## begin Data segment

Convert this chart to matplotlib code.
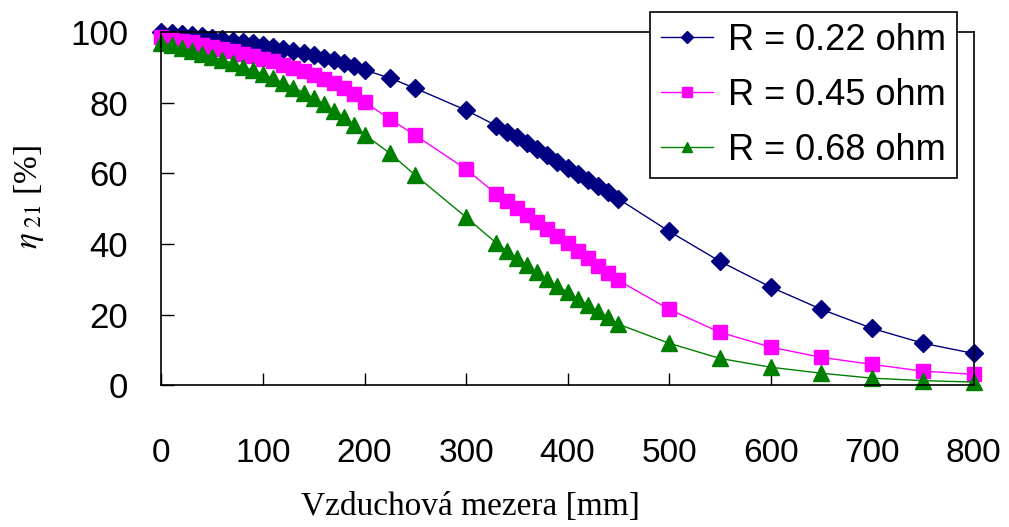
import numpy as np
import matplotlib
import matplotlib.pyplot as plt

matplotlib.rcParams.update({'font.family': 'Liberation Sans', 'mathtext.fontset': 'stix'})

# air gap [mm] - dense sampling near the origin and between 330 and 450 mm
gap = np.array([0, 10, 20, 30, 40, 50, 60, 70, 80, 90, 100, 110, 120, 130, 140, 150, 160, 170, 180, 190, 200,
                225, 250, 300,
                330, 340, 350, 360, 370, 380, 390, 400, 410, 420, 430, 440, 450,
                500, 550, 600, 650, 700, 750, 800])

# efficiency eta_21 [%]
eff_022 = np.array([100, 99.8, 99.5, 99.2, 98.8, 98.4, 98.0, 97.6, 97.2, 96.8, 96.3, 95.8, 95.3, 94.7, 94.1, 93.5,
                    92.8, 92.1, 91.3, 90.4, 89.3,
                    87.0, 84.1, 77.9,
                    73.5, 71.8, 70.2, 68.5, 66.8, 65.1, 63.3, 61.6, 59.8, 58.1, 56.3, 54.6, 52.8,
                    43.6, 35.1, 27.8, 21.5, 16.1, 11.9, 9.0])
eff_045 = np.array([98.5, 98.1, 97.6, 97.1, 96.5, 95.9, 95.3, 94.6, 93.9, 93.2, 92.5, 91.7, 90.8, 89.9, 88.9, 87.9,
                    86.8, 85.6, 84.3, 82.6, 80.2,
                    75.4, 70.8, 61.2,
                    54.1, 52.2, 50.2, 48.2, 46.2, 44.2, 42.2, 40.2, 38.1, 36.0, 33.9, 31.8, 29.7,
                    21.5, 15.0, 10.8, 7.9, 5.9, 4.0, 3.1])
eff_068 = np.array([97.0, 96.3, 95.5, 94.7, 93.9, 93.0, 92.1, 91.2, 90.2, 89.2, 88.2, 86.9, 85.6, 84.3, 82.9, 81.3,
                    79.6, 77.8, 75.9, 73.7, 71.0,
                    65.7, 59.5, 47.6,
                    40.2, 38.1, 36.0, 34.0, 32.0, 30.0, 28.1, 26.3, 24.5, 22.7, 21.0, 19.2, 17.3,
                    11.9, 7.6, 5.1, 3.4, 2.0, 1.3, 0.9])

labels  = ['R = 0.22 ohm', 'R = 0.45 ohm', 'R = 0.68 ohm']
colors  = ['#000080', '#ff00ff', '#008000']
markers = ['D', 's', '^']
sizes   = [9, 10, 11]
xticks  = [0, 100, 200, 300, 400, 500, 600, 700, 800]
yticks  = [0, 20, 40, 60, 80, 100]

fig = plt.figure(figsize=(10.09, 5.27), dpi=100)
ax = fig.add_axes([0.160, 0.269, 0.805, 0.670])

for y, lab, c, m, s in zip([eff_022, eff_045, eff_068], labels, colors, markers, sizes):
    ax.plot(gap, y, '-', marker=m, ms=s, c=c, lw=1, mec=c, label=lab, clip_on=False)

ax.set_xlim(0, 800)
ax.set_ylim(0, 100)
ax.set_xticks(xticks)
ax.set_yticks(yticks)
ax.tick_params(axis='x', direction='in', length=9, width=1, pad=38, labelsize=24)
ax.tick_params(axis='y', direction='in', length=9, width=1, pad=24, labelsize=25)
for sp in ax.spines.values():
    sp.set_linewidth(1.2)

ax.text(0.38, -0.345, 'Vzduchová mezera [mm]', transform=ax.transAxes, ha='center', va='center',
        family='Liberation Serif', fontsize=24)
ax.text(-0.163, 0.533, r'$\eta_{\ 21}$ [%]', transform=ax.transAxes, ha='center', va='center',
        rotation=90, family='Liberation Serif', fontsize=24)

leg = ax.legend(loc='upper right', bbox_to_anchor=(0.979, 1.057), borderaxespad=0, fontsize=26,
                frameon=True, fancybox=False, framealpha=1, edgecolor='black', handlelength=1.45,
                handletextpad=0.4, labelspacing=0.55, borderpad=0.3, markerscale=0.7)
leg.get_frame().set_linewidth(1.2)
leg.set_zorder(5)

plt.savefig('out.png', dpi=100)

## end Data segment

Exercise details :: Repeat the listing above exactly from its first line to the line containing "60, 80, 100]", both included, and omit the pictures.

Exercise output ::
Convert this chart to matplotlib code.
import numpy as np
import matplotlib
import matplotlib.pyplot as plt

matplotlib.rcParams.update({'font.family': 'Liberation Sans', 'mathtext.fontset': 'stix'})

# air gap [mm] - dense sampling near the origin and between 330 and 450 mm
gap = np.array([0, 10, 20, 30, 40, 50, 60, 70, 80, 90, 100, 110, 120, 130, 140, 150, 160, 170, 180, 190, 200,
                225, 250, 300,
                330, 340, 350, 360, 370, 380, 390, 400, 410, 420, 430, 440, 450,
                500, 550, 600, 650, 700, 750, 800])

# efficiency eta_21 [%]
eff_022 = np.array([100, 99.8, 99.5, 99.2, 98.8, 98.4, 98.0, 97.6, 97.2, 96.8, 96.3, 95.8, 95.3, 94.7, 94.1, 93.5,
                    92.8, 92.1, 91.3, 90.4, 89.3,
                    87.0, 84.1, 77.9,
                    73.5, 71.8, 70.2, 68.5, 66.8, 65.1, 63.3, 61.6, 59.8, 58.1, 56.3, 54.6, 52.8,
                    43.6, 35.1, 27.8, 21.5, 16.1, 11.9, 9.0])
eff_045 = np.array([98.5, 98.1, 97.6, 97.1, 96.5, 95.9, 95.3, 94.6, 93.9, 93.2, 92.5, 91.7, 90.8, 89.9, 88.9, 87.9,
                    86.8, 85.6, 84.3, 82.6, 80.2,
                    75.4, 70.8, 61.2,
                    54.1, 52.2, 50.2, 48.2, 46.2, 44.2, 42.2, 40.2, 38.1, 36.0, 33.9, 31.8, 29.7,
                    21.5, 15.0, 10.8, 7.9, 5.9, 4.0, 3.1])
eff_068 = np.array([97.0, 96.3, 95.5, 94.7, 93.9, 93.0, 92.1, 91.2, 90.2, 89.2, 88.2, 86.9, 85.6, 84.3, 82.9, 81.3,
                    79.6, 77.8, 75.9, 73.7, 71.0,
                    65.7, 59.5, 47.6,
                    40.2, 38.1, 36.0, 34.0, 32.0, 30.0, 28.1, 26.3, 24.5, 22.7, 21.0, 19.2, 17.3,
                    11.9, 7.6, 5.1, 3.4, 2.0, 1.3, 0.9])

labels  = ['R = 0.22 ohm', 'R = 0.45 ohm', 'R = 0.68 ohm']
colors  = ['#000080', '#ff00ff', '#008000']
markers = ['D', 's', '^']
sizes   = [9, 10, 11]
xticks  = [0, 100, 200, 300, 400, 500, 600, 700, 800]
yticks  = [0, 20, 40, 60, 80, 100]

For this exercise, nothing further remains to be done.